EXERCISE INSTRUCTIONS | Copy exactly, and only, the lines below from the first through the one containing "(keskus) at (339,341.5)", both included; pictures are omitted.

- - -

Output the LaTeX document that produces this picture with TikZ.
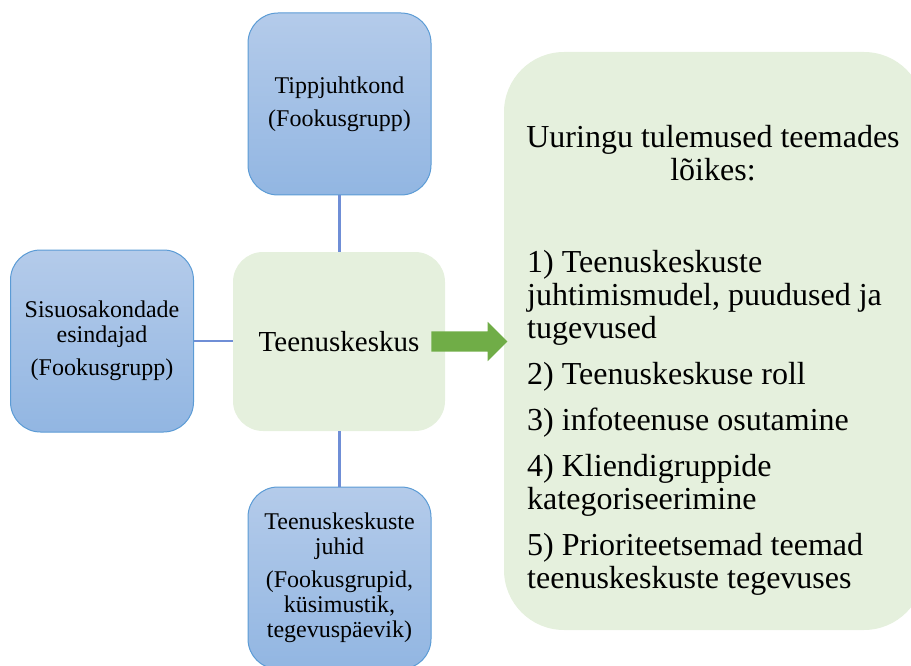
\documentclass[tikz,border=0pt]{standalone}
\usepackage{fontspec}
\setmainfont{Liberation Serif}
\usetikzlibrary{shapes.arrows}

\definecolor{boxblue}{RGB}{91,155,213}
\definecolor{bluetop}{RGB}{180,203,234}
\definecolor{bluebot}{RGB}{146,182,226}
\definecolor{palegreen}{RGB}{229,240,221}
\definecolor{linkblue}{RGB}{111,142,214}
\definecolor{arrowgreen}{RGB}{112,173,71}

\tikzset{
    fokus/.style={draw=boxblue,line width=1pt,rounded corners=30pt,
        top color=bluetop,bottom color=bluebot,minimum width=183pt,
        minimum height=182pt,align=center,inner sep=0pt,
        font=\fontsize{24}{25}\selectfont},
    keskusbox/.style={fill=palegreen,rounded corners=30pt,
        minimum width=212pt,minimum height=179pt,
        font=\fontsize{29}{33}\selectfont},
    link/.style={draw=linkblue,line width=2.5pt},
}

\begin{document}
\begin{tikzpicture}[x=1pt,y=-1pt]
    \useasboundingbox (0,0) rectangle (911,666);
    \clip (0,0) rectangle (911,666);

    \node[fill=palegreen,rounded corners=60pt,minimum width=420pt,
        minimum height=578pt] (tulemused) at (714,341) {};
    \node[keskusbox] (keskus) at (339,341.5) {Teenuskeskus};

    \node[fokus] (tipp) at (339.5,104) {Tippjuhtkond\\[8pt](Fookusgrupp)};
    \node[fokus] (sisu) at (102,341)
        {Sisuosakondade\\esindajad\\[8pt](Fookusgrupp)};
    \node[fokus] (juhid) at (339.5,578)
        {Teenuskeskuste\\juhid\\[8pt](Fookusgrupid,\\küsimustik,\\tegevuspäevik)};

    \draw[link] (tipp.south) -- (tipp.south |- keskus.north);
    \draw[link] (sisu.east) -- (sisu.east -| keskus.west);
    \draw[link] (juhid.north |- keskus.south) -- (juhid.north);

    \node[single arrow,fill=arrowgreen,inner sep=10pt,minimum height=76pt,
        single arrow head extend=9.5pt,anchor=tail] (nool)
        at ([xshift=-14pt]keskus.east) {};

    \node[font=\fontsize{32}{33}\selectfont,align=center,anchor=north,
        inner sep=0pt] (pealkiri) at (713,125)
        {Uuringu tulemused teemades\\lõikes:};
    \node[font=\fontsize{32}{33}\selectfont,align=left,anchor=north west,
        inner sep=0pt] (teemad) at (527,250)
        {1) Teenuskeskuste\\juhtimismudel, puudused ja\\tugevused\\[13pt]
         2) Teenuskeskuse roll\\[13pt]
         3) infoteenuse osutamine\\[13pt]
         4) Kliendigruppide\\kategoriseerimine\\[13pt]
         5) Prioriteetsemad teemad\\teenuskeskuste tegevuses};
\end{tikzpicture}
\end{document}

- - -

EXPECTED OUTPUT |
Output the LaTeX document that produces this picture with TikZ.
\documentclass[tikz,border=0pt]{standalone}
\usepackage{fontspec}
\setmainfont{Liberation Serif}
\usetikzlibrary{shapes.arrows}

\definecolor{boxblue}{RGB}{91,155,213}
\definecolor{bluetop}{RGB}{180,203,234}
\definecolor{bluebot}{RGB}{146,182,226}
\definecolor{palegreen}{RGB}{229,240,221}
\definecolor{linkblue}{RGB}{111,142,214}
\definecolor{arrowgreen}{RGB}{112,173,71}

\tikzset{
    fokus/.style={draw=boxblue,line width=1pt,rounded corners=30pt,
        top color=bluetop,bottom color=bluebot,minimum width=183pt,
        minimum height=182pt,align=center,inner sep=0pt,
        font=\fontsize{24}{25}\selectfont},
    keskusbox/.style={fill=palegreen,rounded corners=30pt,
        minimum width=212pt,minimum height=179pt,
        font=\fontsize{29}{33}\selectfont},
    link/.style={draw=linkblue,line width=2.5pt},
}

\begin{document}
\begin{tikzpicture}[x=1pt,y=-1pt]
    \useasboundingbox (0,0) rectangle (911,666);
    \clip (0,0) rectangle (911,666);

    \node[fill=palegreen,rounded corners=60pt,minimum width=420pt,
        minimum height=578pt] (tulemused) at (714,341) {};
    \node[keskusbox] (keskus) at (339,341.5) {Teenuskeskus};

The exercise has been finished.